C’est au milieu du XVIIe siècle qu’est née la zarzuela, genre lyrique spécifiquement espagnol qui, à l’instar du plat de poissons et de fruits de mer homonyme, mélange les ingrédients, chants, texte parlé et danse, dans une expression souvent légère et comique. La zarzuela ne cessera par la suite de se développer, pour atteindre une production particulièrement importante et de grands succès populaires à la fin du XIXe siècle et jusqu’au milieu du XXe. Mais avec Coronis, chef-d’œuvre méconnu attribué à Sebastián Durón (1660-1716), premier organiste et maître de la chapelle royale d’alors à Madrid, il s’agit encore d’un spectacle de cour, à la fois raffiné et distrayant, faisant référence à une antiquité revisitée. Il est rejoué ce soir pour la première fois depuis sa création.
Puisant ses sources chez Ovide, le compositeur conte l’histoire de la nymphe Coronis, une chaste prêtresse de Diane qu’une prophétie a condamnée à finir noyée dans la mer Égée. Courtisée par le monstre marin Triton, aussi amoureux que colérique, elle échappe a deux reprises à ses tentatives d’enlèvement. Croyant trouver son salut en implorant le secours d’Apollon, qui va la désirer à son tour, Coronis déclenche une foule de cataclysmes, guerre céleste entre celui-ci et Neptune, raz-de-marée et finalement conflit terrestre qui met la Thrace a feu et à sang. Heureusement, les interventions comiques de deux graciosos, typiques de la scène espagnole, viennent détendre l’atmosphère à plus d’une occasion !

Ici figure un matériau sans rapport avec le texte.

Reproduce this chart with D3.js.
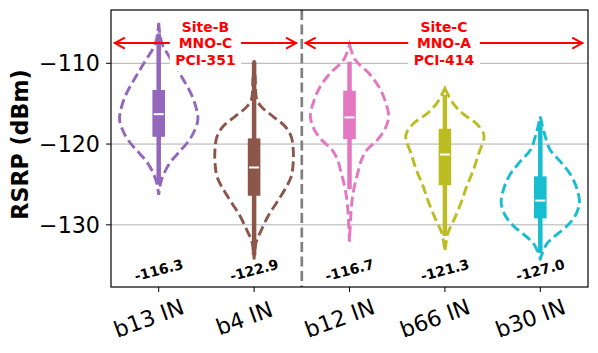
<!DOCTYPE html>
<html>
<head>
<meta charset="utf-8">
<script src="https://cdn.jsdelivr.net/npm/d3@7"></script>
<style>
    body { margin: 0; background: #fff; }
    text { font-family: "DejaVu Sans", sans-serif; }
</style>
</head>
<body>
<svg id="chart" width="598" height="353"></svg>
<script>
const categories = ["b13 IN", "b4 IN", "b12 IN", "b66 IN", "b30 IN"];
const medians = [-116.3, -122.9, -116.7, -121.3, -127.0];
const q1 = [-119.1, -126.4, -119.4, -125.1, -129.2];
const q3 = [-113.3, -119.3, -113.4, -118.1, -124.0];
const whiskerLow = [-125.0, -133.8, -125.6, -131.4, -133.5];
const whiskerHigh = [-106.3, -109.8, -109.8, -113.9, -117.4];
const yTicks = [-110, -120, -130];

// violin outlines: [RSRP, relative half width]
const densB13 = [[-105.0, 0], [-107.5, 0.08], [-110.0, 0.38], [-111.7, 0.59], [-113.7, 0.82], [-115.4, 0.95], [-117.0, 1], [-118.6, 0.89], [-119.9, 0.72], [-121.1, 0.5], [-122.3, 0.29], [-123.6, 0.14], [-124.8, 0.05], [-126.3, 0]];
const densB4 = [[-109.6, 0], [-112.0, 0.03], [-114.5, 0.07], [-115.4, 0.19], [-116.6, 0.49], [-117.8, 0.79], [-119.1, 0.95], [-120.7, 1], [-122.3, 1], [-124.0, 0.95], [-125.6, 0.79], [-127.3, 0.57], [-128.9, 0.36], [-130.6, 0.19], [-132.2, 0.05], [-134.3, 0]];
const densB12 = [[-107.7, 0], [-109.6, 0.15], [-111.2, 0.49], [-112.9, 0.75], [-114.5, 0.9], [-116.6, 1], [-118.2, 0.9], [-119.5, 0.71], [-120.7, 0.45], [-121.9, 0.31], [-123.6, 0.21], [-125.6, 0.11], [-127.7, 0.05], [-132.1, 0]];
const densB66 = [[-113.1, 0], [-114.9, 0.2], [-116.2, 0.45], [-117.4, 0.79], [-118.6, 0.98], [-119.3, 1], [-121.1, 0.87], [-123.2, 0.73], [-125.2, 0.56], [-127.3, 0.41], [-129.3, 0.24], [-131.0, 0.08], [-133.3, 0]];
const densB30 = [[-116.6, 0], [-118.6, 0.1], [-120.7, 0.25], [-122.3, 0.54], [-124.0, 0.8], [-125.6, 0.94], [-127.3, 1], [-128.9, 0.89], [-130.2, 0.67], [-131.4, 0.37], [-132.4, 0.16], [-134.2, 0]];
const densities = [densB13, densB4, densB12, densB66, densB30];

const sites = [
    { lines: ["Site-B", "MNO-C", "PCI-351"], from: -0.47, to: 1.45 },
    { lines: ["Site-C", "MNO-A", "PCI-414"], from: 1.53, to: 4.45 }
];
const siteSplit = 1.5;
const arrowLevel = -107.5;
const labelLevel = -135.6;

const colors = ["#9467bd", "#8c564b", "#e377c2", "#bcbd22", "#17becf"];

const margin = { top: 10, right: 10, bottom: 66, left: 111 };
const width = 598, height = 353;

const svg = d3.select("#chart");

const x = d3.scaleLinear()
    .domain([-0.5, categories.length - 0.5])
    .range([margin.left, width - margin.right]);

const y = d3.scaleLinear()
    .domain([-137.7, -103.4])
    .range([height - margin.bottom, margin.top]);

const halfWidth = 0.41 * (x(1) - x(0));

// grid
svg.append("g")
    .selectAll("line")
    .data(yTicks)
    .join("line")
    .attr("x1", margin.left)
    .attr("x2", width - margin.right)
    .attr("y1", d => y(d))
    .attr("y2", d => y(d))
    .attr("stroke", "#b0b0b0")
    .attr("stroke-width", 1);

// violins
const violin = (i) => d3.area()
    .curve(d3.curveCatmullRom.alpha(0.5))
    .y(d => y(d[0]))
    .x0(d => x(i) - d[1] * halfWidth)
    .x1(d => x(i) + d[1] * halfWidth);

svg.append("g")
    .selectAll("path")
    .data(densities)
    .join("path")
    .attr("d", (d, i) => violin(i)(d))
    .attr("fill", "none")
    .attr("stroke", (d, i) => colors[i])
    .attr("stroke-width", 2.9)
    .attr("stroke-dasharray", "10,4.5");

// inner box
const inner = svg.append("g");
inner.selectAll("line.whisker")
    .data(categories)
    .join("line")
    .attr("class", "whisker")
    .attr("x1", (d, i) => x(i))
    .attr("x2", (d, i) => x(i))
    .attr("y1", (d, i) => y(whiskerHigh[i]))
    .attr("y2", (d, i) => y(whiskerLow[i]))
    .attr("stroke", (d, i) => colors[i])
    .attr("stroke-width", 4.5);

inner.selectAll("rect")
    .data(categories)
    .join("rect")
    .attr("x", (d, i) => x(i) - 6.3)
    .attr("width", 12.6)
    .attr("y", (d, i) => y(q3[i]))
    .attr("height", (d, i) => y(q1[i]) - y(q3[i]))
    .attr("fill", (d, i) => colors[i]);

inner.selectAll("line.median")
    .data(medians)
    .join("line")
    .attr("class", "median")
    .attr("x1", (d, i) => x(i) - 5)
    .attr("x2", (d, i) => x(i) + 5)
    .attr("y1", d => y(d))
    .attr("y2", d => y(d))
    .attr("stroke", "#fff")
    .attr("stroke-width", 2);

// site separator
svg.append("line")
    .attr("x1", x(siteSplit))
    .attr("x2", x(siteSplit))
    .attr("y1", margin.top)
    .attr("y2", height - margin.bottom)
    .attr("stroke", "#808080")
    .attr("stroke-width", 2.7)
    .attr("stroke-dasharray", "10,4.5");

// site arrows
const ay = y(arrowLevel);
sites.forEach((s) => {
    const g = svg.append("g");
    const x0 = x(s.from), x1 = x(s.to);
    g.append("line")
        .attr("x1", x0).attr("x2", x1)
        .attr("y1", ay).attr("y2", ay)
        .attr("stroke", "red").attr("stroke-width", 2);
    g.append("path")
        .attr("d", `M${x0 + 11},${ay - 5.5}L${x0 + 1},${ay}L${x0 + 11},${ay + 5.5}`
            + `M${x1 - 11},${ay - 5.5}L${x1 - 1},${ay}L${x1 - 11},${ay + 5.5}`)
        .attr("fill", "none")
        .attr("stroke", "red")
        .attr("stroke-width", 2);

    const cx = (x0 + x1) / 2;
    const bg = g.append("rect").attr("fill", "#fff");
    const t = g.append("text")
        .attr("text-anchor", "middle")
        .attr("font-size", "13.9px")
        .attr("font-weight", "bold")
        .attr("fill", "red");
    t.selectAll("tspan")
        .data(s.lines)
        .join("tspan")
        .attr("x", cx)
        .attr("y", (d, i) => ay + 5 + (i - 1) * 16.5)
        .text(d => d);
    const b = t.node().getBBox();
    bg.attr("x", b.x - 5.5).attr("y", b.y - 4)
        .attr("width", b.width + 11).attr("height", b.height + 8);
});

// frame
svg.append("rect")
    .attr("x", margin.left)
    .attr("y", margin.top)
    .attr("width", width - margin.right - margin.left)
    .attr("height", height - margin.bottom - margin.top)
    .attr("fill", "none")
    .attr("stroke", "#000")
    .attr("stroke-width", 1.2);

// median labels
const labels = svg.append("g")
    .selectAll("g")
    .data(medians)
    .join("g")
    .attr("transform", (d, i) => `translate(${x(i)},${y(labelLevel)}) rotate(-15)`);
labels.append("rect").attr("fill", "#fff");
labels.append("text")
    .attr("text-anchor", "middle")
    .attr("dominant-baseline", "central")
    .attr("font-size", "13.9px")
    .attr("font-weight", "bold")
    .text(d => d3.format(".1f")(d).replace("−", "-"));
labels.each(function () {
    const b = d3.select(this).select("text").node().getBBox();
    d3.select(this).select("rect")
        .attr("x", b.x - 3).attr("y", b.y - 1)
        .attr("width", b.width + 6).attr("height", b.height + 2);
});

// y axis
const yAxis = svg.append("g");
yAxis.selectAll("line")
    .data(yTicks)
    .join("line")
    .attr("x1", margin.left - 5)
    .attr("x2", margin.left)
    .attr("y1", d => y(d))
    .attr("y2", d => y(d))
    .attr("stroke", "#000");
yAxis.selectAll("text")
    .data(yTicks)
    .join("text")
    .attr("x", margin.left - 11)
    .attr("y", d => y(d))
    .attr("text-anchor", "end")
    .attr("dominant-baseline", "central")
    .attr("font-size", "22.2px")
    .text(d => "\u2212" + Math.abs(d));

svg.append("text")
    .attr("transform", `translate(20,${(margin.top + height - margin.bottom) / 2 - 4}) rotate(-90)`)
    .attr("text-anchor", "middle")
    .attr("dominant-baseline", "central")
    .attr("font-size", "22.2px")
    .attr("font-weight", "bold")
    .text("RSRP (dBm)");

// x axis
const xAxis = svg.append("g");
xAxis.selectAll("line")
    .data(categories)
    .join("line")
    .attr("x1", (d, i) => x(i))
    .attr("x2", (d, i) => x(i))
    .attr("y1", height - margin.bottom)
    .attr("y2", height - margin.bottom + 5)
    .attr("stroke", "#000");
xAxis.selectAll("text")
    .data(categories)
    .join("text")
    .attr("transform", (d, i) => `translate(${x(i) - 10},${height - margin.bottom + 31}) rotate(-20)`)
    .attr("text-anchor", "middle")
    .attr("dominant-baseline", "central")
    .attr("font-size", "22.2px")
    .text(d => d);
</script>
</body>
</html>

L’argument est donc bien dans le goût de l’époque, mêlant dieux et magiciens, amoureux et bouffons. Vincent Dumestre s’est attaché à faire renaître toute l’originalité de l’œuvre, et les conditions mêmes de son interprétation lors de sa création. « Le plus remarquable – explique-t-il – tient à une distribution entièrement féminine ou presque, partagée entre sept sopranos incarnant aussi bien l’héroïne qu’Apollon ou Neptune, et un ténor jouant le vieux devin Protée. Reflet d’une Espagne où seules les femmes, au sein des troupes théâtrales, étaient formées au chant, tandis que les chantres de la chapelle royale dédaignaient la scène ».
Quant à la musique elle-même, également bien dans son époque, elle est d’une infinie variété, usant même de castagnettes et d’airs populaires espagnols. On y trouve déjà des lamenti poignants, et des grands airs préfigurant l’opera seria. La direction de Vincent Dumestre, d’une extrême précision comme à son habitude, met en valeur les cordes, mais aussi les harpes, guitares et percussions. Les chœurs de nymphes, tritons et néréides, et de chasseurs et bergers Thraces, constituent sur scène un contrepoint dynamique et bien chantant, animé d’acrobates et de danseurs, et d’acteurs et chanteurs aux silhouettes toutes fort drôles, avec même un clin d’œil à la tauromachie.